Conjectural closed form for $\int_0^\infty\sqrt[3]z\ \operatorname{Ei}^2(-z)\,dz$

While trying to answer the question "A closed form for $\displaystyle\int_0^1\frac{\ln(-\ln x)\ \operatorname{li}^2x}{x}dx$", I came up with a conjecture: $$\int_0^\infty\sqrt[3]z\ \operatorname{Ei}^2(-z)\,dz\ \stackrel?=\ \frac34\Gamma\left(\frac43\right)\left(\sqrt3\,\arccos\frac{5-3\,\sqrt[3]2}2-\ln\left(1+3\,\sqrt[3]2-3\,\sqrt[3]4\right)-3\,\sqrt[3]4\right)$$ where $\operatorname{Ei}z$ is the exponential integral: $$\operatorname{Ei}z=-\int_{-z}^\infty\frac{e^{-t}}t dt.$$ I have no proof whatsoever for it. It came up as a result of completely non-rigorous methods like lucky guessing, numerical fitting, inverse symbolic calculations and so on. But it holds numerically with a very high precision.

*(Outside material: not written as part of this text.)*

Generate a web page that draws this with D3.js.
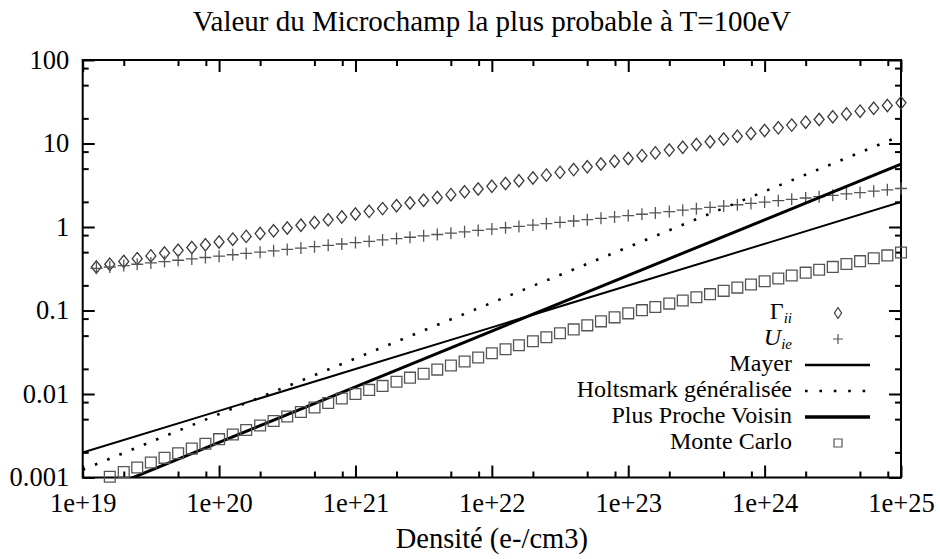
<!DOCTYPE html>
<html>
<head>
<meta charset="utf-8">
<script src="https://cdn.jsdelivr.net/npm/d3@7"></script>
<style>
  body { margin: 0; background: #fff; }
  svg text { font-family: 'Liberation Serif', serif; fill: #000; }
</style>
</head>
<body>
<div id="graph"></div>
<script>
// densités (e-/cm3) des points marqués
const densites = [
  1.26e19, 1.58e19, 2.00e19, 2.51e19, 3.16e19, 3.98e19, 5.01e19, 6.31e19, 7.94e19,
  1e20, 1.26e20, 1.58e20, 2.00e20, 2.51e20, 3.16e20, 3.98e20, 5.01e20, 6.31e20, 7.94e20,
  1e21, 1.26e21, 1.58e21, 2.00e21, 2.51e21, 3.16e21, 3.98e21, 5.01e21, 6.31e21, 7.94e21,
  1e22, 1.26e22, 1.58e22, 2.00e22, 2.51e22, 3.16e22, 3.98e22, 5.01e22, 6.31e22, 7.94e22,
  1e23, 1.26e23, 1.58e23, 2.00e23, 2.51e23, 3.16e23, 3.98e23, 5.01e23, 6.31e23, 7.94e23,
  1e24, 1.26e24, 1.58e24, 2.00e24, 2.51e24, 3.16e24, 3.98e24, 5.01e24, 6.31e24, 7.94e24,
  1e25
]
const gammaII = [
  0.332, 0.358, 0.387, 0.418, 0.451, 0.487, 0.526, 0.568, 0.613,
  0.662, 0.715, 0.772, 0.834, 0.900, 0.972, 1.05, 1.13, 1.22, 1.32,
  1.43, 1.54, 1.66, 1.80, 1.94, 2.09, 2.26, 2.44, 2.64, 2.85,
  3.07, 3.32, 3.58, 3.87, 4.18, 4.51, 4.87, 5.26, 5.68, 6.13,
  6.62, 7.15, 7.72, 8.34, 9.00, 9.72, 10.5, 11.3, 12.2, 13.2,
  14.3, 15.4, 16.6, 18.0, 19.4, 20.9, 22.6, 24.4, 26.4, 28.5,
  30.7
]
const uIE = [
  0.320, 0.332, 0.345, 0.358, 0.371, 0.385, 0.400, 0.415, 0.431,
  0.447, 0.465, 0.482, 0.500, 0.519, 0.539, 0.560, 0.581, 0.603, 0.626,
  0.650, 0.674, 0.700, 0.727, 0.754, 0.783, 0.813, 0.844, 0.876, 0.909,
  0.944, 0.979, 1.017, 1.055, 1.095, 1.137, 1.180, 1.225, 1.272, 1.320,
  1.370, 1.422, 1.476, 1.532, 1.591, 1.651, 1.714, 1.779, 1.847, 1.917,
  1.990, 2.065, 2.144, 2.225, 2.310, 2.398, 2.489, 2.584, 2.682, 2.784,
  2.890
]
const densitesMC = densites.slice(1)
const monteCarlo = [
  0.00102, 0.00116, 0.00132, 0.00151, 0.00172, 0.00195, 0.00222, 0.00254,
  0.00288, 0.00327, 0.00370, 0.00419, 0.00474, 0.00537, 0.00608, 0.00689, 0.00780, 0.00883,
  0.0100, 0.0112, 0.0125, 0.0140, 0.0157, 0.0175, 0.0196, 0.0219, 0.0245, 0.0274,
  0.0307, 0.0343, 0.0383, 0.0428, 0.0478, 0.0533, 0.0594, 0.0664, 0.0741, 0.0828,
  0.0925, 0.101, 0.110, 0.121, 0.132, 0.144, 0.157, 0.172, 0.188, 0.205,
  0.224, 0.242, 0.262, 0.284, 0.308, 0.333, 0.361, 0.390, 0.423, 0.457,
  0.495
]

// courbes continues
const densitesCourbes = [1e19, 1e20, 1e21, 1e22, 1e23, 1e24, 1e25]
const mayer = [0.00199, 0.00628, 0.0199, 0.0628, 0.199, 0.628, 1.99]
const holtsmark = [0.00124, 0.00575, 0.0267, 0.124, 0.575, 2.67, 12.4]
const plusProcheVoisin = [0.000566, 0.00263, 0.0122, 0.0567, 0.263, 1.22, 5.66]

const xTicks = [1e19, 1e20, 1e21, 1e22, 1e23, 1e24, 1e25]
const xTickLabels = ['1e+19', '1e+20', '1e+21', '1e+22', '1e+23', '1e+24', '1e+25']
const yTicks = [0.001, 0.01, 0.1, 1, 10, 100]
const yTickLabels = ['0.001', '0.01', '0.1', '1', '10', '100']
const minorSteps = [2, 5, 8]

const width = 940
const height = 559
const plot = { left: 82.7, right: 901, top: 60, bottom: 477.5 }
const tickFont = 26.5

const svg = d3.select('#graph').append('svg')
  .attr('width', width)
  .attr('height', height)

const xScale = d3.scaleLog().domain([1e19, 1e25]).range([plot.left, plot.right])
const yScale = d3.scaleLog().domain([0.001, 100]).range([plot.bottom, plot.top])

const minorOf = (ticks) => ticks.slice(0, -1).flatMap((t) => minorSteps.map((m) => t * m))

svg.append('defs').append('clipPath').attr('id', 'clip')
  .append('rect')
  .attr('x', plot.left).attr('y', plot.top)
  .attr('width', plot.right - plot.left).attr('height', plot.bottom - plot.top)

const styleAxis = (g) => {
  g.select('.domain').remove()
  g.attr('font-family', null).attr('font-size', tickFont)
  g.selectAll('.tick line').attr('stroke', '#000').attr('stroke-width', 2)
  g.selectAll('.tick text').attr('fill', '#000')
}

// axes : graduations vers l'intérieur sur les quatre côtés
svg.append('g').attr('transform', `translate(0,${plot.bottom})`)
  .call(d3.axisBottom(xScale).tickValues(xTicks).tickSize(-12).tickPadding(16)
    .tickFormat((d, i) => xTickLabels[i]))
  .call(styleAxis)
svg.append('g').attr('transform', `translate(0,${plot.bottom})`)
  .call(d3.axisBottom(xScale).tickValues(minorOf(xTicks)).tickSize(-6).tickFormat(''))
  .call(styleAxis)
svg.append('g').attr('transform', `translate(0,${plot.top})`)
  .call(d3.axisTop(xScale).tickValues(xTicks).tickSize(-12).tickFormat(''))
  .call(styleAxis)
svg.append('g').attr('transform', `translate(0,${plot.top})`)
  .call(d3.axisTop(xScale).tickValues(minorOf(xTicks)).tickSize(-6).tickFormat(''))
  .call(styleAxis)
svg.append('g').attr('transform', `translate(${plot.left},0)`)
  .call(d3.axisLeft(yScale).tickValues(yTicks).tickSize(-12).tickPadding(13.5)
    .tickFormat((d, i) => yTickLabels[i]))
  .call(styleAxis)
svg.append('g').attr('transform', `translate(${plot.left},0)`)
  .call(d3.axisLeft(yScale).tickValues(minorOf(yTicks)).tickSize(-6).tickFormat(''))
  .call(styleAxis)
svg.append('g').attr('transform', `translate(${plot.right},0)`)
  .call(d3.axisRight(yScale).tickValues(yTicks).tickSize(-12).tickFormat(''))
  .call(styleAxis)
svg.append('g').attr('transform', `translate(${plot.right},0)`)
  .call(d3.axisRight(yScale).tickValues(minorOf(yTicks)).tickSize(-6).tickFormat(''))
  .call(styleAxis)

svg.append('rect')
  .attr('x', plot.left).attr('y', plot.top)
  .attr('width', plot.right - plot.left).attr('height', plot.bottom - plot.top)
  .attr('fill', 'none').attr('stroke', '#000').attr('stroke-width', 2)

// titres
svg.append('text')
  .attr('x', (plot.left + plot.right) / 2).attr('y', 31)
  .attr('text-anchor', 'middle').attr('font-size', 29)
  .text('Valeur du Microchamp la plus probable à T=100eV')
svg.append('text')
  .attr('x', (plot.left + plot.right) / 2).attr('y', 548)
  .attr('text-anchor', 'middle').attr('font-size', 28.5)
  .text('Densité (e-/cm3)')

const diamond = 'M0,-6.2L5,0L0,6.2L-5,0Z'
const plus = 'M-6,0H6M0,-6V6'
const square = 'M-5.4,-5.4H5.4V5.4H-5.4Z'

const drawMarks = (xs, ys, shape, color) => {
  svg.append('g').selectAll('path').data(d3.zip(xs, ys)).join('path')
    .attr('d', shape)
    .attr('transform', (d) => `translate(${xScale(d[0])},${yScale(d[1])})`)
    .attr('fill', 'none')
    .attr('stroke', color)
    .attr('stroke-width', 1.3)
}

const line = d3.line().x((d) => xScale(d[0])).y((d) => yScale(d[1]))
const drawLine = (ys, widthPx, dash) => {
  svg.append('path')
    .datum(d3.zip(densitesCourbes, ys))
    .attr('clip-path', 'url(#clip)')
    .attr('d', line)
    .attr('fill', 'none')
    .attr('stroke', '#000')
    .attr('stroke-width', widthPx)
    .attr('stroke-dasharray', dash)
}

drawMarks(densites, gammaII, diamond, '#3a3a3a')
drawMarks(densites, uIE, plus, '#555')
drawLine(mayer, 2, null)
drawLine(holtsmark, 2.6, '2.6,10.6')
drawLine(plusProcheVoisin, 3, null)
drawMarks(densitesMC, monteCarlo, square, '#555')

// légende
const legend = [
  { label: ['Γ', 'ii'], mark: 'M0,-5.5L3.6,0L0,5.5L-3.6,0Z', color: '#3a3a3a' },
  { label: ['U', 'ie'], mark: 'M-5,0H5M0,-5V5', color: '#555' },
  { label: ['Mayer'], line: 2.4 },
  { label: ['Holtsmark généralisée'], line: 2.6, dash: '2.6,11.8' },
  { label: ['Plus Proche Voisin'], line: 3.4 },
  { label: ['Monte Carlo'], mark: 'M-4,-4H4V4H-4Z', color: '#555' }
]
const legendTextX = 792
const legendFont = 24
const legendY = d3.scalePoint().domain(d3.range(legend.length)).range([313, 443])

legend.forEach((item, i) => {
  const y = legendY(i)
  const t = svg.append('text')
    .attr('x', legendTextX).attr('y', y + 6)
    .attr('text-anchor', 'end').attr('font-size', legendFont)
  if (item.label.length === 2) {
    t.append('tspan').attr('font-style', i === 1 ? 'italic' : null).text(item.label[0])
    t.append('tspan').attr('font-style', 'italic').attr('font-size', 15).attr('dy', 3.5).text(item.label[1])
  } else {
    t.text(item.label[0])
  }
  if (item.mark) {
    svg.append('path')
      .attr('d', item.mark)
      .attr('transform', `translate(838,${y})`)
      .attr('fill', 'none').attr('stroke', item.color).attr('stroke-width', 1.2)
  } else {
    svg.append('line')
      .attr('x1', 805).attr('x2', 870).attr('y1', y).attr('y2', y)
      .attr('stroke', '#000').attr('stroke-width', item.line)
      .attr('stroke-dasharray', item.dash || null)
  }
})
</script>
</body>
</html>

So, I invite you to try to prove it rigorously.


Solution 1:

With the substitution $t = zu^{2}$, we have

$$ \mathrm{Ei}(-z) = - \int_{z}^{\infty} \frac{e^{-t}}{t} \, dt = -2 \int_{1}^{\infty} \frac{e^{-zu^{2}}}{u} \, du. $$

Thus for $\Re s > 0$, we have

\begin{align*} \int_{0}^{\infty} z^{s-1} \mathrm{Ei}(-z)^{2} \, dz &= 4 \int_{0}^{\infty}\int_{1}^{\infty}\int_{1}^{\infty} \frac{z^{s-1} e^{-z(x^{2}+y^{2})}}{xy} \, dxdydz \\ &= 4 \Gamma(s) \int_{1}^{\infty}\int_{1}^{\infty} \frac{dxdy}{xy(x^{2}+y^{2})^{s}} \\ &= 4 \Gamma(s) \int_{0}^{1}\int_{0}^{1} \frac{x^{2s-1}y^{2s-1}}{(x^{2}+y^{2})^{s}} \, dxdy \tag{1} \\ &= 8 \Gamma(s) \iint\limits_{0 \leq y \leq x \leq 1} \frac{x^{2s-1}y^{2s-1}}{(x^{2}+y^{2})^{s}} \, dxdy, \tag{2} \end{align*}

where we utilized the substitution $(x, y) \mapsto (x^{-1}, y^{-1})$ at $(1)$ and exploited the symmetry of the domain of integration $\{ x \geq 1, y \geq 1 \}$ along $y = x$ to get $(2)$.

Now with the polar coordinate transform,

\begin{align*} \int_{0}^{\infty} z^{s-1} \mathrm{Ei}(-z)^{2} \, dz &= 8 \Gamma(s) \int_{0}^{\frac{\pi}{4}}\int_{0}^{\sec\theta} r^{2s-1}\cos^{2s-1}\theta\sin^{2s-1}\theta \, drd\theta \\ &= \frac{4 \Gamma(s)}{s} \int_{0}^{\frac{\pi}{4}} \frac{\sin^{2s-1}\theta}{\cos\theta}\,d\theta \\ &= \frac{2 \Gamma(s)}{s} \int_{0}^{\frac{\pi}{4}} \frac{\sin^{2s-2}\theta}{1 - \sin^{2}\theta} \cdot 2\cos\theta\sin\theta\,d\theta \\ &= \frac{2 \Gamma(s)}{s} \int_{0}^{\frac{1}{2}} \frac{u^{s-1}}{1 - u} \, du \tag{3} \\ &= \frac{2 \Gamma(s)}{s} \beta\left(\frac{1}{2} ; s, 0 \right) \end{align*}

where $\beta(x ; a, b)$ is the incomplete beta function and we used the substitution $u = \sin^{2}\theta$ at $(3)$. Now the rest is just a bit of calculus, yielding the desired result.


A slightly general result is as follows:

\begin{align*} \int_{0}^{\infty} z^{s-1} \Gamma(p, z) \Gamma(q, z) \, dz = \frac{\Gamma(s+p+q)}{s} \left\{ \beta\left( \frac{1}{2}; s+p, q\right) + \beta\left(\frac{1}{2}; s+q, p\right) \right\}, \end{align*}

where $\Gamma(s, z) = \int_{z}^{\infty} t^{s-1}e^{-t} \, dt$ is the incomplete gamma function.